How does one actually construct a dataset in the present version? Earlier on, it could be done with only the path to the desired text file. Now however, we need the following in onmt.inputters.Dataset
Args:
fields (dict[str, Field]): a dict with the structure
returned by :func:`onmt.inputters.get_fields()`. Usually
that means the dataset side, ``"src"`` or ``"tgt"``. Keys match
the keys of items yielded by the ``readers``, while values
are lists of (name, Field) pairs. An attribute with this
name will be created for each :class:`torchtext.data.Example`
object and its value will be the result of applying the Field
to the data that matches the key. The advantage of having
sequences of fields for each piece of raw input is that it allows
the dataset to store multiple "views" of each input, which allows
for easy implementation of token-level features, mixed word-
and character-level models, and so on. (See also
:class:`onmt.inputters.TextMultiField`.)
readers (Iterable[onmt.inputters.DataReaderBase]): Reader objects
for disk-to-dict. The yielded dicts are then processed
according to ``fields``.
data (Iterable[Tuple[str, Any]]): (name, ``data_arg``) pairs
where ``data_arg`` is passed to the ``read()`` method of the
reader in ``readers`` at that position. (See the reader object for
details on the ``Any`` type.)
dirs (Iterable[str or NoneType]): A list of directories where
data is contained. See the reader object for more details.
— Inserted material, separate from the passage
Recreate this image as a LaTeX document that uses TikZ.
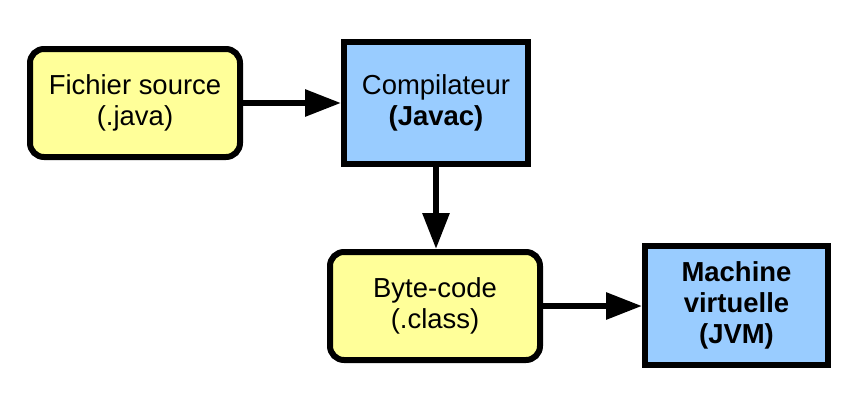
\documentclass[tikz,border=0pt]{standalone}
\usepackage{fontspec}
\setmainfont{Liberation Sans}
\usetikzlibrary{arrows.meta}
\definecolor{boxyellow}{RGB}{255,255,153}
\definecolor{boxblue}{RGB}{153,204,255}
\tikzset{
  base/.style={draw=black, line width=4.5pt, align=center, inner sep=0pt,
    font=\fontsize{20.6}{23}\selectfont},
  filebox/.style={base, fill=boxyellow, rounded corners=10.5pt,
    minimum width=157.5pt, minimum height=81pt},
  toolbox/.style={base, fill=boxblue},
  flow/.style={line width=4.5pt, -{Triangle[length=27pt,width=19.5pt]}}
}
\begin{document}
\begin{tikzpicture}[x=0.75pt,y=-0.75pt]
\useasboundingbox (0,0) rectangle (853,411);
\node[filebox] (src) at (135,103) {Fichier source\\(.java)};
\node[toolbox, minimum width=138pt, minimum height=91.5pt] (comp) at (436,103) {Compilateur\\\textbf{(Javac)}};
\node[filebox] (bc) at (435,306) {Byte-code\\(.class)};
\node[toolbox, minimum width=137.25pt, minimum height=89.25pt] (jvm) at (736.5,305.5) {\textbf{Machine}\\\textbf{virtuelle}\\\textbf{(JVM)}};
\draw[flow] (src.east) -- (comp.west);
\draw[flow] (comp.south) -- (comp.south |- bc.north);
\draw[flow] (bc.east) -- (jvm.west |- bc.east);
\end{tikzpicture}
\end{document}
sort_key (Callable[[torchtext.data.Example], Any]): A function
for determining the value on which data is sorted (i.e. length).
filter_pred (Callable[[torchtext.data.Example], bool]): A function
that accepts Example objects and returns a boolean value
indicating whether to include that example in the dataset.Download
So how to set this up if all I have is a text file? Do I have to make an iterator first for the data argument and if so, how?